Je t’aime aussi, la Mort

Paradoxale, plus aérée, plus osée, moins cadrée, difficile à démarrer, la seconde face du disque est plus sombre. Une première écoute ne suffit pas. Au départ, on a l’impression d’entendre à chaque fois le même morceau – à l’exception de Plenty of Girls into the Sea. Le groupe devient clairement un duo (ce que MGMT avait démenti pourtant en 2008) : la batterie disparaît pour laisser place à des "beats" électroniques, les guitares se font rares et discrètes. On est dans un disque pas loin du Feels d’Animal Collective – en moins bon. Astro-Mancy en est l’exemple parfait : un ovni inclassable, ou la voix d’Andrew est au même volume que les boucles electro de son acolyte, où tout se noie dans un tourbillon vaste, coloré, excitant. Pieces of What semble très loin pour les fans de la première heure. Comme si MGMT était posé sur la lune et regardait la Terre avec un sourire ironique. D’ailleurs, cette présence de l’alien, du monde surveillé et des galaxies sont au centre de ce disque et de leurs clips et trailers. Astro-Mancy prépare l’auditeur pour le titre suivant et forme avec lui un couple circulaire. I Love You, Death est un titre éclairé et qui semble faire revivre les fantômes du Pipers de Pink Floyd : les petits trains qui passent, les jouets mécaniques, les souvenirs d’enfance, ce moment où l’on rit de la Mort. Cette cantine est, après plusieurs écoutes du disque, le morceau le plus intéressant. Sa progression fait froid dans le dos : la voix démarre avant la mélodie, comme si la chanson n’existait pas et qu’elle se développait au fil des minutes. Le retour sur terre avec Plenty of Girls in the Sea est donc très douloureux (sympa hein, mais minable). On dirait du mauvais Why (ou du Why tout court en fait). Et là se termine le disque. Ah non, pardon, il reste une plage : mais alors franchement, je préfère ne pas en parler. 

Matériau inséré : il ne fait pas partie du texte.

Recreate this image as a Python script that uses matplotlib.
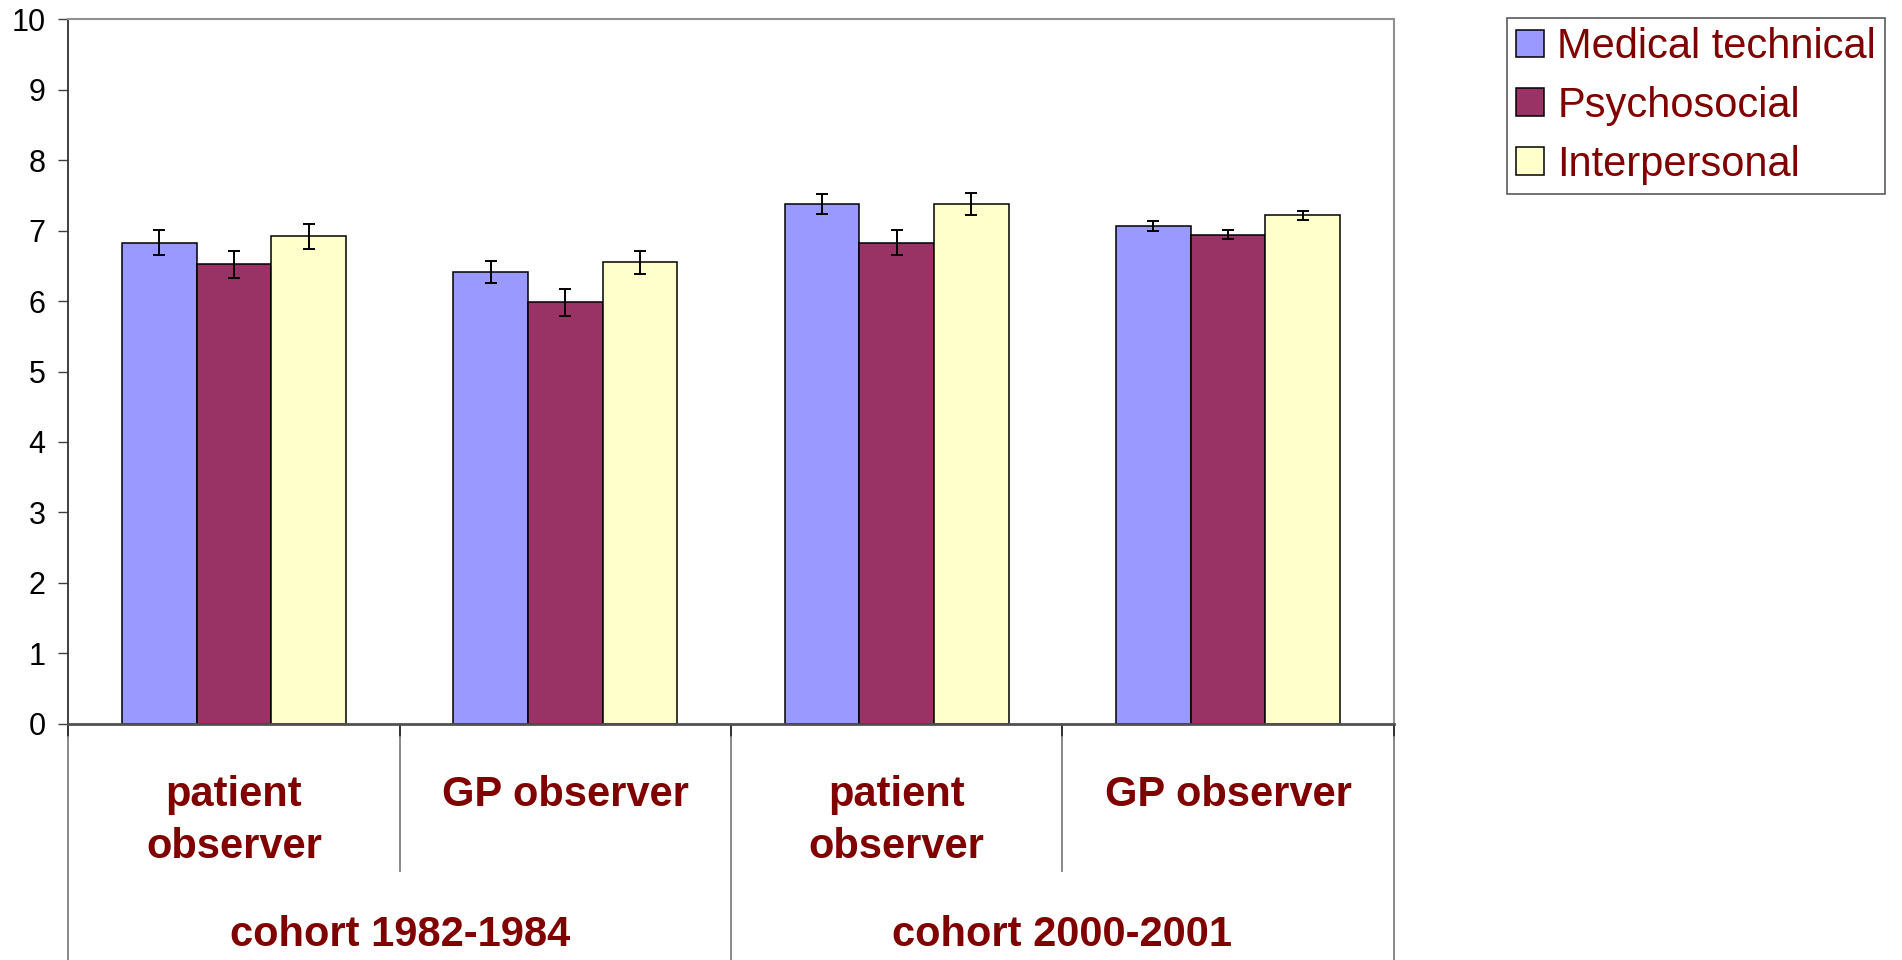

Donc voici MGMT : un disque qui confirme que le groupe n’arrive plus à tenir sur la durée et qui se contente de quelques mélodies bien placées, d'un refrain à répéter à l'oreille d'une fille, d'une intro bien arrangée. Paradoxalement, MGMT semble vouloir refuser d'écrire un disque plein depuis Oracular Spectacular. En 2013, ils livrent clairement un meilleur disque que Congratulations, préférant apporter de la magie sur un ensemble, désireux de faire résonner les morceaux les uns contre les autres. Et le vide que contenait leur précédent opus, est comblé ici par un peu plus de cohésion et de volonté. Une chose est sûre, ils restent un groupe très intéressant, capable du "pas terrible", et du très très bon. Une expérience à vivre en live, le 6 octobre à Zürich. Parce que de toute manière, avec désormais trois albums, il y a suffisamment de bons titres pour tenir sur un concert.